It was early evening. I was on a mission to help fight teen angst. I decided to start in a place rarely seen by the afflicted—the bookstore.
Armed with cash and dressed for combat, I jumped in the car. Objective: books. Field of battle: a bookstore. Motive: to enlighten a young mind. Targets: philosophy, literature, and art journal supplies. Conflict: demand greater than supply.
Recon, from the parking lot, revealed a high-traffic environment. The store was in its final days. Books were priced to move. (All fixtures too!) This may get bloody.
I entered the store. I scanned for the target genre. It was tough as the field looked tossed and battle worn.

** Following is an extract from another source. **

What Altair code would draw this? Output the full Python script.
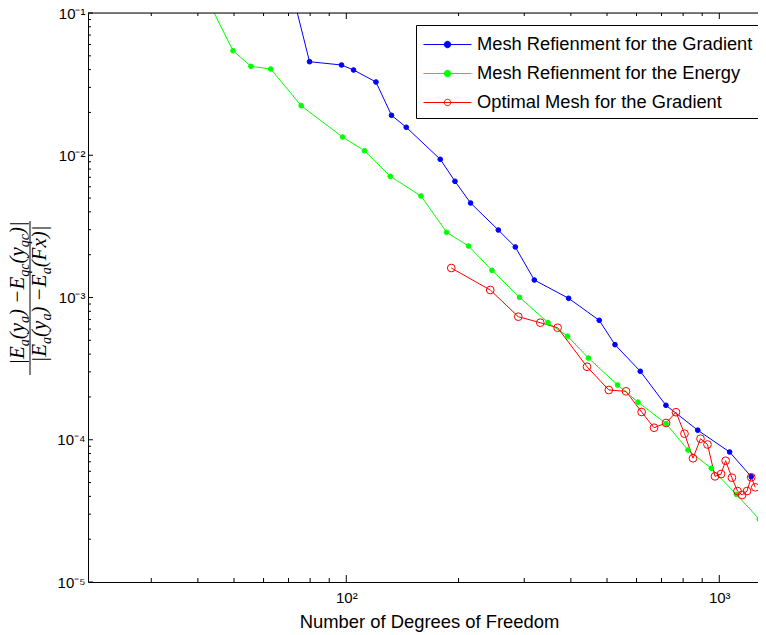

Cloaked in suburban mommy wear, I stalked unnoticed. Shoppers seemed focused on their own targets. In fact, I noticed that several were consulting lists and scoping the territory.
All of the sudden, a primal need to consume indiscriminately kicked in. It didn’t matter what it was. I wanted to have rather than not.
My eye flushed red. My knees bent. My back coiled. I was about to lose my humanity.
Later, as I approached my car, my vision cleared. I had books in hand—a couple for the teen and a few for myself.
Sunday, September 4, 2011. I snapped the pic with my Kodak Z7590 then put the photo through a filter using Photoshop. The store receipt reflected $44 in savings.